DATA PROVIDED

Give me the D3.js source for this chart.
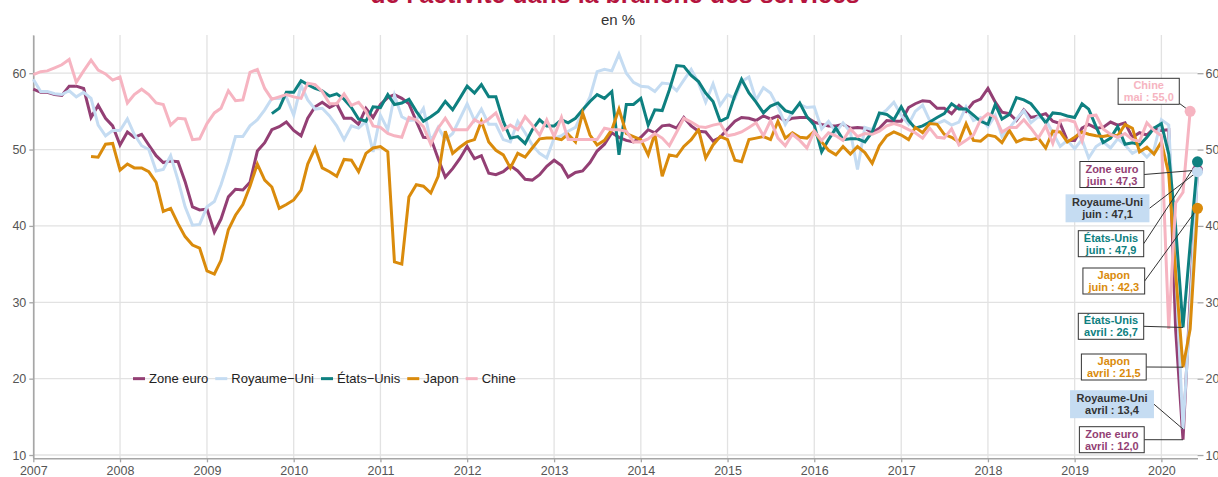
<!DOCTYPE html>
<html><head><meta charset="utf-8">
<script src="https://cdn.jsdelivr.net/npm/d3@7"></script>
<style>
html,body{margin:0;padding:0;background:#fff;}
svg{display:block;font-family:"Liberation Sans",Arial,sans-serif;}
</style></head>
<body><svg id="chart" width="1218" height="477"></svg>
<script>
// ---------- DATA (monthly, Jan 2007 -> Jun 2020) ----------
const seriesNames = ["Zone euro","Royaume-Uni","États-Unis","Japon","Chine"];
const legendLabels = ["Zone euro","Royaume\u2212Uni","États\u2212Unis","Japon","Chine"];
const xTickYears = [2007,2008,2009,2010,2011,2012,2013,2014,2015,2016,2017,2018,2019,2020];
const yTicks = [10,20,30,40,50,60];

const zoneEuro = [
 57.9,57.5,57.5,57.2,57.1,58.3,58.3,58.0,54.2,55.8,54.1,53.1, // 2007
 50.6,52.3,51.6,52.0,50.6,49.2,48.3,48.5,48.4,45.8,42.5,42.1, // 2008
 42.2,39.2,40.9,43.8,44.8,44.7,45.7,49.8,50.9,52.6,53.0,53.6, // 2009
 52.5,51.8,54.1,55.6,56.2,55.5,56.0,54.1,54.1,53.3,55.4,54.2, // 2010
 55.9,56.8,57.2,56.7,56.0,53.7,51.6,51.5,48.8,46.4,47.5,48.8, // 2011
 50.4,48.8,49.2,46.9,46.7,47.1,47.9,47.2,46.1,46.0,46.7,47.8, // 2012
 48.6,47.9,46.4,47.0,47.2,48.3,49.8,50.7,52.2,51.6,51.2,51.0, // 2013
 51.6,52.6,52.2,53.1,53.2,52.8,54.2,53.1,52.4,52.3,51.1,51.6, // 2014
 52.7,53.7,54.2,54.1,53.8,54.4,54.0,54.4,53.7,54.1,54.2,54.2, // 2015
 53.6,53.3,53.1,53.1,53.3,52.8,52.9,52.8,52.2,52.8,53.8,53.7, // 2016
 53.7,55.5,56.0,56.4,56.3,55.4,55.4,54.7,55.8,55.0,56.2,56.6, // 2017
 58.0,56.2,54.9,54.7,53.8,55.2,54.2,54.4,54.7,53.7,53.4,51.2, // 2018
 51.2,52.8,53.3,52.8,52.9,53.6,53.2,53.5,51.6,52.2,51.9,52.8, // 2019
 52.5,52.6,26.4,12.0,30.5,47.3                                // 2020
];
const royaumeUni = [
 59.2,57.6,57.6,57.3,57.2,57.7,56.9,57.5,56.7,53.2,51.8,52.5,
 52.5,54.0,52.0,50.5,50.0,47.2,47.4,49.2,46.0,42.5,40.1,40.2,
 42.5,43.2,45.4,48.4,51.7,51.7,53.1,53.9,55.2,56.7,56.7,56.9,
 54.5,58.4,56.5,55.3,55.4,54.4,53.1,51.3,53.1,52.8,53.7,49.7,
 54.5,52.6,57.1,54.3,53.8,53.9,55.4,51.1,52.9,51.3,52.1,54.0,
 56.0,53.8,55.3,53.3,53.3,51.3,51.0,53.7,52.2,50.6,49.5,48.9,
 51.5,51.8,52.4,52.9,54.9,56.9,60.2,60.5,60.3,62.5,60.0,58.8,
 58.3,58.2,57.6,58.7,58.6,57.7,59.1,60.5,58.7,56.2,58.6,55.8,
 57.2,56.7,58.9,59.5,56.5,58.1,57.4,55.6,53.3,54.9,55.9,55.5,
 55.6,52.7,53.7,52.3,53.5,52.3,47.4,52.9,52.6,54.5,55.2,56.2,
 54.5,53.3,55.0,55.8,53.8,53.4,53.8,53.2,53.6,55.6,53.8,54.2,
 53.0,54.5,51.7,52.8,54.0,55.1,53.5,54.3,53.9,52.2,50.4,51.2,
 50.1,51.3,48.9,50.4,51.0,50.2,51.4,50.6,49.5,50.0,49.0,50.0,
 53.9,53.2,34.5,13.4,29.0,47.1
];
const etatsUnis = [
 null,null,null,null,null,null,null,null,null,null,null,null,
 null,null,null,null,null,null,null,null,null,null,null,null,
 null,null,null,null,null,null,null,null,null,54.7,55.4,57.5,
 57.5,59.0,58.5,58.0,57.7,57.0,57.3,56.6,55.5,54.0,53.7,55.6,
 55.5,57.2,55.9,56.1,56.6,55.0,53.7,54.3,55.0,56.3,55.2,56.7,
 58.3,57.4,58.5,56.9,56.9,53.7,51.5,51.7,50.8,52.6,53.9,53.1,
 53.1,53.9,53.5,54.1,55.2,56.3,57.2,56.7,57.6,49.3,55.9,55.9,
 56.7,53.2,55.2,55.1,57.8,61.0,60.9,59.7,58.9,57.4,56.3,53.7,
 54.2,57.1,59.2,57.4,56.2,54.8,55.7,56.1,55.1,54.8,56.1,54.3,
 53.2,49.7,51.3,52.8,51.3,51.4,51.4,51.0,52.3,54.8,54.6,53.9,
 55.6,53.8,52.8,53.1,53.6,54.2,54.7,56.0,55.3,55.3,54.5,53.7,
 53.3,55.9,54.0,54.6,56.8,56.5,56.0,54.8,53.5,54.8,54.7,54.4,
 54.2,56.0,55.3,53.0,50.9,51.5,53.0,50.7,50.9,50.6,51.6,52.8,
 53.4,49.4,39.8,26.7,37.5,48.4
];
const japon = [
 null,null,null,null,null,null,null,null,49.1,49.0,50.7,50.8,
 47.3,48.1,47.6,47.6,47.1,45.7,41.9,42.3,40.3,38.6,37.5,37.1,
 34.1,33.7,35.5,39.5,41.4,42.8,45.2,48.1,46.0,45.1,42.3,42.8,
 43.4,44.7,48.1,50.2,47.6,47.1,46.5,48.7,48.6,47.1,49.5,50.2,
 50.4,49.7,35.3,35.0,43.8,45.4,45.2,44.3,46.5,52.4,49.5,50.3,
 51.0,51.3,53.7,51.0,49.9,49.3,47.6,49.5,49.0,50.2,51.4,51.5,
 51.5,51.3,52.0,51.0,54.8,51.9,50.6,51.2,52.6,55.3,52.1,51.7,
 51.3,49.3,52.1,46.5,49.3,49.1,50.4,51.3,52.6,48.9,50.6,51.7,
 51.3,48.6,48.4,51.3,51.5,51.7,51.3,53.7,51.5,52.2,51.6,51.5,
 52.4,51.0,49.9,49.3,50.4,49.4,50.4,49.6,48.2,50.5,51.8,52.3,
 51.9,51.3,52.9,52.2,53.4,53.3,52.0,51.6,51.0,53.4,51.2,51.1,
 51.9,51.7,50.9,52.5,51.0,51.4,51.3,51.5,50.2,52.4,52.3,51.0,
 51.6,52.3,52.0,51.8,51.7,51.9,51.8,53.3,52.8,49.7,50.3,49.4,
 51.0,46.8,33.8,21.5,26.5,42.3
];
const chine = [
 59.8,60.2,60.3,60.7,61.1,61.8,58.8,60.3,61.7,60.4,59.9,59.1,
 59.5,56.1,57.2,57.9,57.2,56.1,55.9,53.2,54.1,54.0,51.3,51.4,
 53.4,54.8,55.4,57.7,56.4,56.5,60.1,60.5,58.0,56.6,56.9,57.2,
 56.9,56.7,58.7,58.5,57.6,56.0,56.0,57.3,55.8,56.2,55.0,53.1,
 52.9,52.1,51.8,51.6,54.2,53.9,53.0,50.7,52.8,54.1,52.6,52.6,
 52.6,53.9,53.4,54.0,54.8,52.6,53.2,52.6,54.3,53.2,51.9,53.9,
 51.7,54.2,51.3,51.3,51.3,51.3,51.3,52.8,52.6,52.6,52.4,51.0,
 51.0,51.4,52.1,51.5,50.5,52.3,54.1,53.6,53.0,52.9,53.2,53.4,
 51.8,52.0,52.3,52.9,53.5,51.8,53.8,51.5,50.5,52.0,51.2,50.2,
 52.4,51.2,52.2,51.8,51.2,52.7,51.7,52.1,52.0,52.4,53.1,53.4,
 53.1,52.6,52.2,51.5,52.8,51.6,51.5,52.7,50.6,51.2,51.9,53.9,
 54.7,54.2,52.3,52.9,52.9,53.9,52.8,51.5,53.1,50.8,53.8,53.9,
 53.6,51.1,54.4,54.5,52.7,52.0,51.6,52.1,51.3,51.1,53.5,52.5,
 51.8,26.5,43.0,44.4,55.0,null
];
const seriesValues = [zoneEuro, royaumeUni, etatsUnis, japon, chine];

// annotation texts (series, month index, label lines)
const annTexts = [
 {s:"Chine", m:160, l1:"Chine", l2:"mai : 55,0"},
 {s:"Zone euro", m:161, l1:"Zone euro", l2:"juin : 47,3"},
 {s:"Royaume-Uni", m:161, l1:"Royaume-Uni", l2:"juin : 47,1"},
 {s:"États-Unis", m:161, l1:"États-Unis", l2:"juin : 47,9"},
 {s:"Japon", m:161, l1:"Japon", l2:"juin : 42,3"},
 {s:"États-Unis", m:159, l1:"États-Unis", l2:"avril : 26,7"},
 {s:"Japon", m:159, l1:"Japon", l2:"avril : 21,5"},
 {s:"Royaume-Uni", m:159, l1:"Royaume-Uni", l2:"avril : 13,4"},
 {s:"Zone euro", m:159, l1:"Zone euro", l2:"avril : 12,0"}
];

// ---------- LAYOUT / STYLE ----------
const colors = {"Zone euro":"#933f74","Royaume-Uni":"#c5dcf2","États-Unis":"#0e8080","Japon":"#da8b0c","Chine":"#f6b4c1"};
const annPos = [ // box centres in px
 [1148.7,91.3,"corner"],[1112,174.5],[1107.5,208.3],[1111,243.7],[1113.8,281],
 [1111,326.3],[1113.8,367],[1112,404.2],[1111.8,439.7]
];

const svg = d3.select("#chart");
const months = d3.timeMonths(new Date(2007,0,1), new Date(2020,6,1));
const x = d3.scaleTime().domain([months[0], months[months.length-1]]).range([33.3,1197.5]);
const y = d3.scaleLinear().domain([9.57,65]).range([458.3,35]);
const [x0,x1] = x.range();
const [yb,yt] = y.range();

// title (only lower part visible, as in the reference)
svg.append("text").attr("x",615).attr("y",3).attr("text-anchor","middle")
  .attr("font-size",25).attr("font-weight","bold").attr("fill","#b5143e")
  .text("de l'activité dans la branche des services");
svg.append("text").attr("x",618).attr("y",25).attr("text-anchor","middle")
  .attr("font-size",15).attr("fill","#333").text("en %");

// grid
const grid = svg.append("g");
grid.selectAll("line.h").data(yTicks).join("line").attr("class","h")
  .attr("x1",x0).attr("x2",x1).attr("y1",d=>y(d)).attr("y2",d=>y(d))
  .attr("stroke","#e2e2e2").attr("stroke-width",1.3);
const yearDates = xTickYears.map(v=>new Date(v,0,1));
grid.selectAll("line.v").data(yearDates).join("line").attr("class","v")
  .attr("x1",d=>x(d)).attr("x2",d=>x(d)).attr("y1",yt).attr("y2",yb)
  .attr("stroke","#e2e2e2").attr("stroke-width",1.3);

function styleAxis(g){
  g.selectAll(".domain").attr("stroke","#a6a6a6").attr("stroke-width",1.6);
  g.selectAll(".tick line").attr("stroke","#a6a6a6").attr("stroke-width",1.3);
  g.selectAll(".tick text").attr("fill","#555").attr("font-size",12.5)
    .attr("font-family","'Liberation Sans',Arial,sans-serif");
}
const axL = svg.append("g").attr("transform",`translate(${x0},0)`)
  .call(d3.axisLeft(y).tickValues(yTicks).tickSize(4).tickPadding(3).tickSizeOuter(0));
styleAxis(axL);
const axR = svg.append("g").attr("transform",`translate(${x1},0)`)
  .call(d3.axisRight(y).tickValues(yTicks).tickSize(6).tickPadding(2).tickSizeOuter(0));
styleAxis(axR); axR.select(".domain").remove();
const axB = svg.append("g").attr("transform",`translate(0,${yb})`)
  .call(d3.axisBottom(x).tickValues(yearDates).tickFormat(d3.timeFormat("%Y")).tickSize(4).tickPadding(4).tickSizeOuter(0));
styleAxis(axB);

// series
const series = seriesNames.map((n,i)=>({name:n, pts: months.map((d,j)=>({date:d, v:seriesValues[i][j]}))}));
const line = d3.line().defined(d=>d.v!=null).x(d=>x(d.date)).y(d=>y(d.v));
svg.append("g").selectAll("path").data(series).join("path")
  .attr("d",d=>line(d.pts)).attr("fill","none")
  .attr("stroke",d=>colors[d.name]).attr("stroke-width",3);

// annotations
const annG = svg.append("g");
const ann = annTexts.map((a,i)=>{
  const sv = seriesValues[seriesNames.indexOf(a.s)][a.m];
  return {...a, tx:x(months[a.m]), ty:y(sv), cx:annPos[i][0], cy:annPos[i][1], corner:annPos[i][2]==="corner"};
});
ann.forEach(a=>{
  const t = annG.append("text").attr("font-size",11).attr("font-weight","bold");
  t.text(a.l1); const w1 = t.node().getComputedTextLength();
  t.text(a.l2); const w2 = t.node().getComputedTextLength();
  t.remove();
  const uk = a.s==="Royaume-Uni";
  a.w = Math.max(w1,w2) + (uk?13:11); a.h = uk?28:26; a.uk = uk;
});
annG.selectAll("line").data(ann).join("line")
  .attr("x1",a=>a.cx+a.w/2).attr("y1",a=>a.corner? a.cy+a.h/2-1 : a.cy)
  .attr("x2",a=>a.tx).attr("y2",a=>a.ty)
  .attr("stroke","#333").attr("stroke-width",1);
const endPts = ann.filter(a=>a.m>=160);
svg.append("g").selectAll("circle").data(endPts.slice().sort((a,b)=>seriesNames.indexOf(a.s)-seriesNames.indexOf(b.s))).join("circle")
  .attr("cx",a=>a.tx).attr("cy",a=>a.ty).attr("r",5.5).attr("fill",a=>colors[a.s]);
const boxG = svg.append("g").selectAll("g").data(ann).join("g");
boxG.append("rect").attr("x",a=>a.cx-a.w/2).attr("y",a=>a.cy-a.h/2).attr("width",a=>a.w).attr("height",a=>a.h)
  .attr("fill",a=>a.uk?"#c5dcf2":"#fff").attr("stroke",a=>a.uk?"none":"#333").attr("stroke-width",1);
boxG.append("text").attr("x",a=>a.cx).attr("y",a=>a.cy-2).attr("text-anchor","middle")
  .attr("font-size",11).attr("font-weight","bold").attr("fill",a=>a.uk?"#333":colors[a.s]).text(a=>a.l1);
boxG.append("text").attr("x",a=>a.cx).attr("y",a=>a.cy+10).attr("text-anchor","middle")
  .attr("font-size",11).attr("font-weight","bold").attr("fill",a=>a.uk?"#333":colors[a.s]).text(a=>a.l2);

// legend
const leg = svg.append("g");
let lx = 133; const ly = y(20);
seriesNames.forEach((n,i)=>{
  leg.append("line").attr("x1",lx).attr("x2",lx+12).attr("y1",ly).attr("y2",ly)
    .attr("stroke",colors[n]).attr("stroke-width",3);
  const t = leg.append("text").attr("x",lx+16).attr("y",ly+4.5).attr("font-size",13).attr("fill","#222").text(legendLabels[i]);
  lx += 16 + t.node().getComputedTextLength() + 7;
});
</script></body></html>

TASK OBJECTIVE
Emit the lines of the material exactly, from its first line to the line containing "const yTicks = [10,20,30,40,50,60];", inclusive; leave every picture out.

FINISHED ANSWER
Give me the D3.js source for this chart.
<!DOCTYPE html>
<html><head><meta charset="utf-8">
<script src="https://cdn.jsdelivr.net/npm/d3@7"></script>
<style>
html,body{margin:0;padding:0;background:#fff;}
svg{display:block;font-family:"Liberation Sans",Arial,sans-serif;}
</style></head>
<body><svg id="chart" width="1218" height="477"></svg>
<script>
// ---------- DATA (monthly, Jan 2007 -> Jun 2020) ----------
const seriesNames = ["Zone euro","Royaume-Uni","États-Unis","Japon","Chine"];
const legendLabels = ["Zone euro","Royaume\u2212Uni","États\u2212Unis","Japon","Chine"];
const xTickYears = [2007,2008,2009,2010,2011,2012,2013,2014,2015,2016,2017,2018,2019,2020];
const yTicks = [10,20,30,40,50,60];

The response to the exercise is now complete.